I would probably plan your frame and buy individual tubes though. If you are really light or heavy you will definitely want to adjust the tube diameters and wall thicknesses to refelect that. Otherwise you end up with a frame that rides like a freeway bridge I beam or a pasta noodle.

My down tube is 38mm diameter with .9/.6/.9mm (tubing is butted) wall thickness. I weigh 200 lbs and will beat this bike.
If I built it for my 13 year old son who weighs 90 lbs and is very much a cross country rider I could do a 32mm diameter downtube with .8/.5/.8mm wall thickness. I could maybe even go .7/.4/.7mm but that's sooo thin it starts to be challenging to make the joint.
It's fun because you can tune the frame to ride how you want. Any production bike has to be built to take a beating from a heavy rider regardless of the frame size or the actual weight of the end user.
 

benjy

A lot of loose ends
Premium Member
Location
Sand Hollow
I'm thinking hard about pulling the trigger on a Canfield epo. I've always wanted to build my own bike from the ground up, and this seems to be an awesome starting point. Hard to beat $800.

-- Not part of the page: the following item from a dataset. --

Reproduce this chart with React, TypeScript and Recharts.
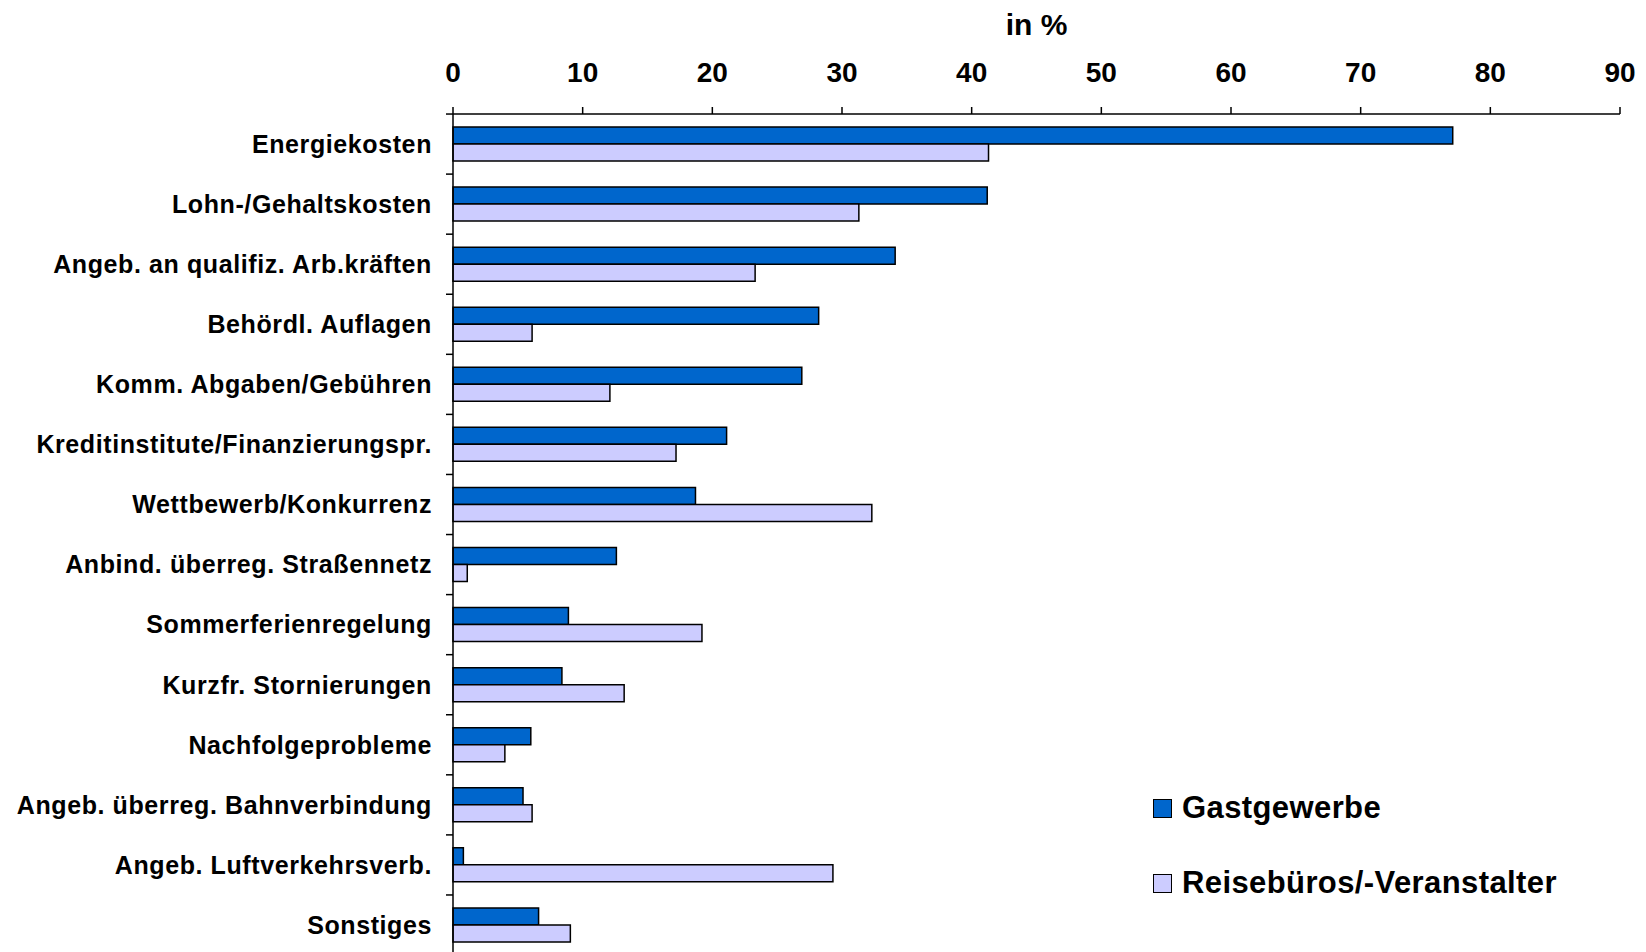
import { BarChart, Bar, XAxis, YAxis, Legend } from "recharts";

const categories = [
  "Energiekosten",
  "Lohn-/Gehaltskosten",
  "Angeb. an qualifiz. Arb.kräften",
  "Behördl. Auflagen",
  "Komm. Abgaben/Gebühren",
  "Kreditinstitute/Finanzierungspr.",
  "Wettbewerb/Konkurrenz",
  "Anbind. überreg. Straßennetz",
  "Sommerferienregelung",
  "Kurzfr. Stornierungen",
  "Nachfolgeprobleme",
  "Angeb. überreg. Bahnverbindung",
  "Angeb. Luftverkehrsverb.",
  "Sonstiges",
];

const gastgewerbe = [77.1, 41.2, 34.1, 28.2, 26.9, 21.1, 18.7, 12.6, 8.9, 8.4, 6.0, 5.4, 0.8, 6.6];
const reisebueros = [41.3, 31.3, 23.3, 6.1, 12.1, 17.2, 32.3, 1.1, 19.2, 13.2, 4.0, 6.1, 29.3, 9.05];

const xTicks = [0, 10, 20, 30, 40, 50, 60, 70, 80, 90];

const data = categories.map((name, i) => ({
  name,
  gast: gastgewerbe[i],
  reise: reisebueros[i],
}));

const FONT = '"Liberation Sans", Arial, sans-serif';

const CategoryTick = (props: any) => {
  const { x, y, payload } = props;
  return (
    <g>
      <line x1={x + 14} x2={x + 21} y1={y - 30} y2={y - 30} stroke="#000" strokeWidth={1.5} />
      <text
        x={x}
        y={y}
        dy="0.355em"
        textAnchor="end"
        fill="#000"
        fontFamily={FONT}
        fontWeight="bold"
        fontSize={25}
        letterSpacing={0.6}
      >
        {payload.value}
      </text>
    </g>
  );
};

const LegendBox = (props: any) => {
  const { payload } = props;
  return (
    <div style={{ fontFamily: FONT, fontWeight: "bold", fontSize: 31, color: "#000", letterSpacing: 0.4 }}>
      {(payload || []).map((item: any) => (
        <div
          key={item.value}
          style={{ display: "flex", alignItems: "center", height: 20, marginBottom: 55, whiteSpace: "nowrap" }}
        >
          <div
            style={{
              width: 17,
              height: 17,
              background: item.color,
              border: "1.5px solid #000",
              marginRight: 10,
              flexShrink: 0,
            }}
          />
          <span>{item.value}</span>
        </div>
      ))}
    </div>
  );
};

export default function App() {
  return (
    <div style={{ position: "absolute", left: 0, top: 0, width: 1646, height: 952, overflow: "hidden", background: "#fff" }}>
      <BarChart
        width={1646}
        height={1000}
        data={data}
        layout="vertical"
        margin={{ top: 0, right: 26, bottom: 45, left: 0 }}
        barGap={0}
      >
        <XAxis
          type="number"
          orientation="top"
          domain={[0, 90]}
          ticks={xTicks}
          height={114}
          tickSize={7}
          tickMargin={25}
          axisLine={{ stroke: "#000", strokeWidth: 1.5 }}
          tickLine={{ stroke: "#000", strokeWidth: 1.5 }}
          tick={{ fill: "#000", fontFamily: FONT, fontWeight: "bold", fontSize: 28 }}
          label={{
            value: "in %",
            position: "insideTop",
            offset: 14,
            fill: "#000",
            fontFamily: FONT,
            fontWeight: "bold",
            fontSize: 30,
          }}
        />
        <YAxis
          type="category"
          dataKey="name"
          width={453}
          tickSize={7}
          tickMargin={14}
          interval={0}
          axisLine={{ stroke: "#000", strokeWidth: 1.5 }}
          tickLine={false}
          tick={<CategoryTick />}
        />
        <Legend
          layout="horizontal"
          align="center"
          verticalAlign="middle"
          content={<LegendBox />}
          wrapperStyle={{ left: 1153, top: 798, width: 480, height: 120 }}
        />
        <Bar
          dataKey="gast"
          name="Gastgewerbe"
          fill="#0066CC"
          stroke="#000"
          strokeWidth={1.5}
          barSize={17}
          isAnimationActive={false}
        />
        <Bar
          dataKey="reise"
          name="Reisebüros/-Veranstalter"
          fill="#CCCCFF"
          stroke="#000"
          strokeWidth={1.5}
          barSize={17}
          isAnimationActive={false}
        />
      </BarChart>
    </div>
  );
}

http://canfieldbrothers.com/frames/epo-carbon-hardtail-29er

I've only ridden full suspension bikes for the last 10 years, anyone care to talk me out of it? I have a giant trance 2, but I think I'd sell that to help fund the build, so this would be my only bike.
 
I can’t talk you out of it. I used to ride hardtails exclusively and it really helped to make me an awesome rider. I actually had people comment on group rides that they liked following me because I could pick good lines. I had to pick good lines to keep up with a bunch of good riders on full suspension bikes. Riding a hard tail forces you to up your game. You will generally have to ride more aggressively on a hard tail but I find it very rewarding.
Same with building up a frame. Somehow it’s more fun on a bike when you put it together. Canfield makes cool stuff. I looked at their bikes for geometry ideas for mine. And $800 is a steal for a carbon frame like that.